_What is expected_: Set the listing down again in full, word for word, with the pictures left out.

::::

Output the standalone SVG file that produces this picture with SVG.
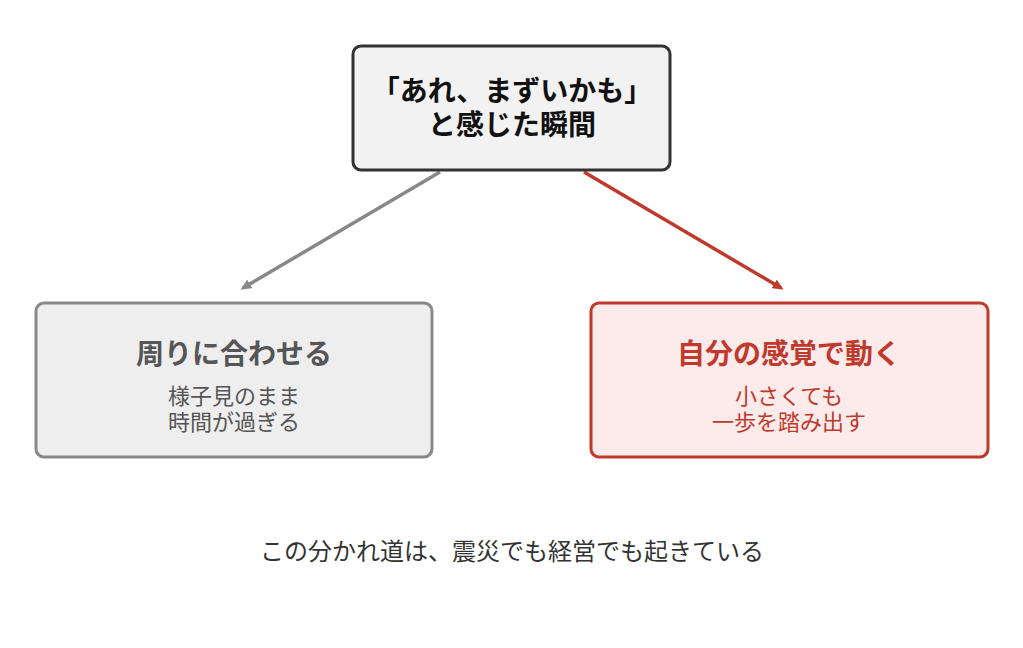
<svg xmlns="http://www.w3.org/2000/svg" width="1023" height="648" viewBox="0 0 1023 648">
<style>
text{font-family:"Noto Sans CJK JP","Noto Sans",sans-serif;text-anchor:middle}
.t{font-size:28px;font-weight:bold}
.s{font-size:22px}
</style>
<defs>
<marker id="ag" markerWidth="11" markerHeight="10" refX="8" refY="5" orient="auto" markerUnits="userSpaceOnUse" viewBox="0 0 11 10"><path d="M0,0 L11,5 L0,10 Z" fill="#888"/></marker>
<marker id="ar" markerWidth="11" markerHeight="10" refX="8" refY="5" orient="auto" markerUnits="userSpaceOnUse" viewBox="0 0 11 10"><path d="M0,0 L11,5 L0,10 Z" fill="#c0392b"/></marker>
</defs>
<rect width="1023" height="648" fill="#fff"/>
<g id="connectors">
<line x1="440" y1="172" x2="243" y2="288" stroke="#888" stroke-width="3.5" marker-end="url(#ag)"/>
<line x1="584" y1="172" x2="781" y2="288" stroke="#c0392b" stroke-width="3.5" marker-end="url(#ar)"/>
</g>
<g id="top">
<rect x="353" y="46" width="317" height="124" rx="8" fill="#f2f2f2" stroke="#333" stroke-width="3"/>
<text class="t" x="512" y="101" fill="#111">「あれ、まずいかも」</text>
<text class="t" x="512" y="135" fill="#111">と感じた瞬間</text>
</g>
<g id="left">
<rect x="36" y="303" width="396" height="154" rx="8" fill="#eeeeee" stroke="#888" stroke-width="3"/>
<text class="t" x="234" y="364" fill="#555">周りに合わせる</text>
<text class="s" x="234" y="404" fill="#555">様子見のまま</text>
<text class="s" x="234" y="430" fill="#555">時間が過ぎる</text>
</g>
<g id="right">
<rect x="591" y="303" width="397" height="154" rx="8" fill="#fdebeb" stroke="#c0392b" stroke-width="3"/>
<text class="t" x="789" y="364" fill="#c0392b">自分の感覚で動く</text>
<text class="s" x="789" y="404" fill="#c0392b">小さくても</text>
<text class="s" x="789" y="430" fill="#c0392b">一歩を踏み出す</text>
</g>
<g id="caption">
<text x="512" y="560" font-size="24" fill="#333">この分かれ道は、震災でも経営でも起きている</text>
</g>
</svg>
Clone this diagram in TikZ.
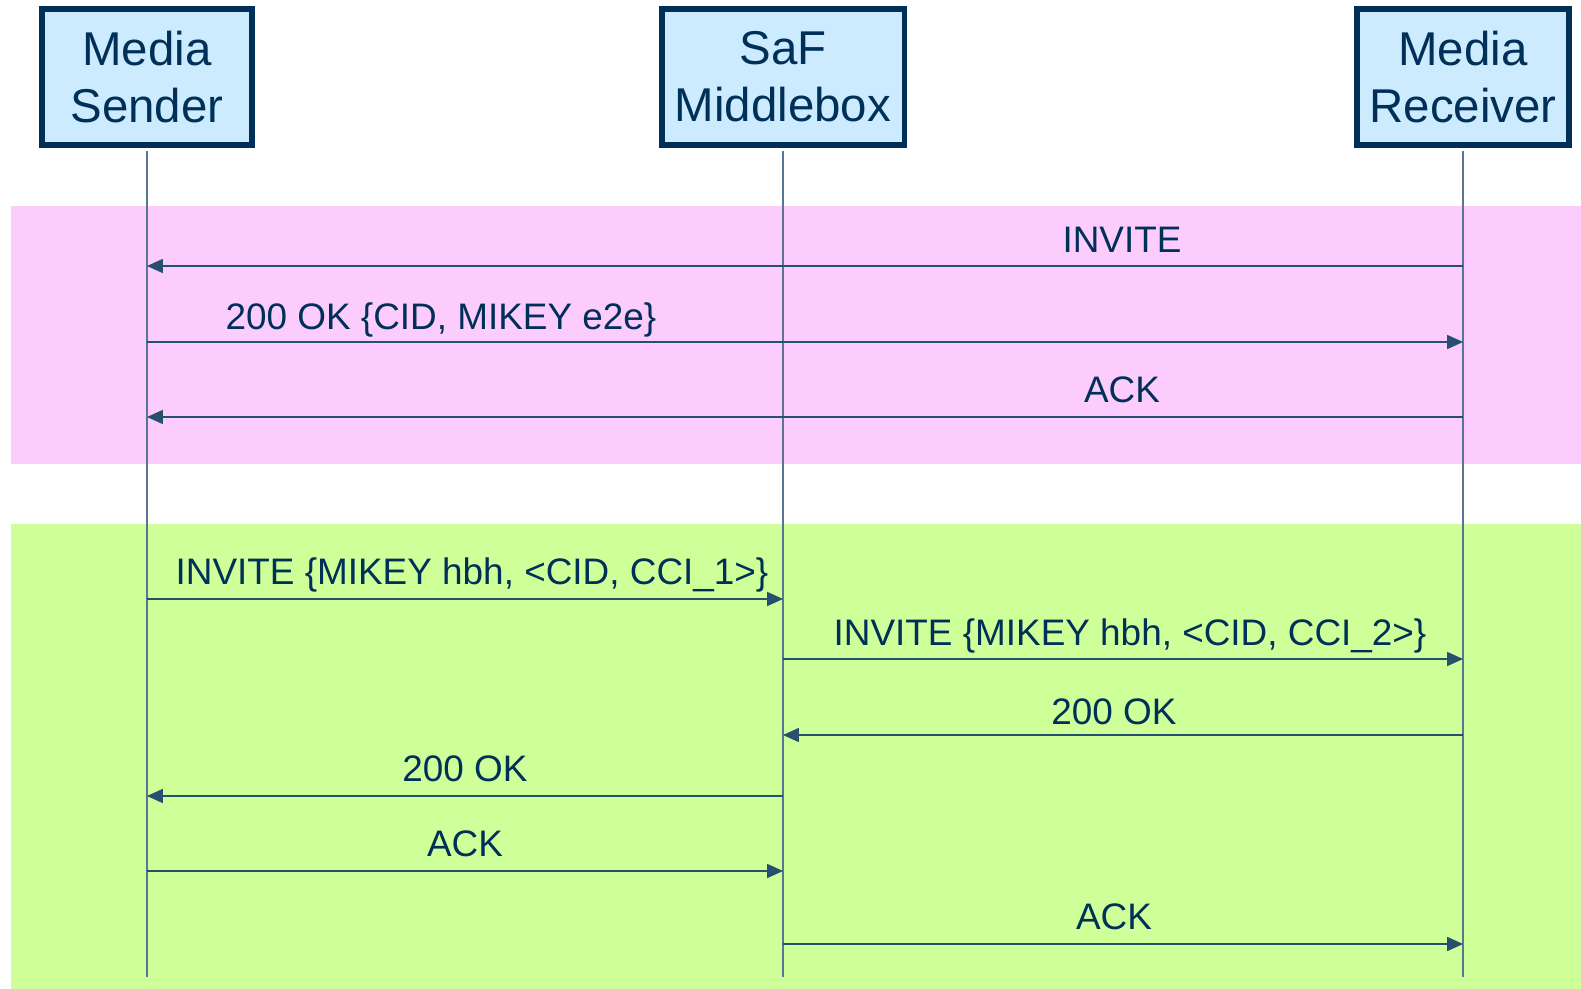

::::

_Finished task_:
Output the standalone SVG file that produces this picture with SVG.
<svg xmlns="http://www.w3.org/2000/svg" width="1023" height="648" viewBox="0 0 1023 648">
<style>
text{font-family:"Noto Sans CJK JP","Noto Sans",sans-serif;text-anchor:middle}
.t{font-size:28px;font-weight:bold}
.s{font-size:22px}
</style>
<defs>
<marker id="ag" markerWidth="11" markerHeight="10" refX="8" refY="5" orient="auto" markerUnits="userSpaceOnUse" viewBox="0 0 11 10"><path d="M0,0 L11,5 L0,10 Z" fill="#888"/></marker>
<marker id="ar" markerWidth="11" markerHeight="10" refX="8" refY="5" orient="auto" markerUnits="userSpaceOnUse" viewBox="0 0 11 10"><path d="M0,0 L11,5 L0,10 Z" fill="#c0392b"/></marker>
</defs>
<rect width="1023" height="648" fill="#fff"/>
<g id="connectors">
<line x1="440" y1="172" x2="243" y2="288" stroke="#888" stroke-width="3.5" marker-end="url(#ag)"/>
<line x1="584" y1="172" x2="781" y2="288" stroke="#c0392b" stroke-width="3.5" marker-end="url(#ar)"/>
</g>
<g id="top">
<rect x="353" y="46" width="317" height="124" rx="8" fill="#f2f2f2" stroke="#333" stroke-width="3"/>
<text class="t" x="512" y="101" fill="#111">「あれ、まずいかも」</text>
<text class="t" x="512" y="135" fill="#111">と感じた瞬間</text>
</g>
<g id="left">
<rect x="36" y="303" width="396" height="154" rx="8" fill="#eeeeee" stroke="#888" stroke-width="3"/>
<text class="t" x="234" y="364" fill="#555">周りに合わせる</text>
<text class="s" x="234" y="404" fill="#555">様子見のまま</text>
<text class="s" x="234" y="430" fill="#555">時間が過ぎる</text>
</g>
<g id="right">
<rect x="591" y="303" width="397" height="154" rx="8" fill="#fdebeb" stroke="#c0392b" stroke-width="3"/>
<text class="t" x="789" y="364" fill="#c0392b">自分の感覚で動く</text>
<text class="s" x="789" y="404" fill="#c0392b">小さくても</text>
<text class="s" x="789" y="430" fill="#c0392b">一歩を踏み出す</text>
</g>
<g id="caption">
<text x="512" y="560" font-size="24" fill="#333">この分かれ道は、震災でも経営でも起きている</text>
</g>
</svg>
Clone this diagram in TikZ.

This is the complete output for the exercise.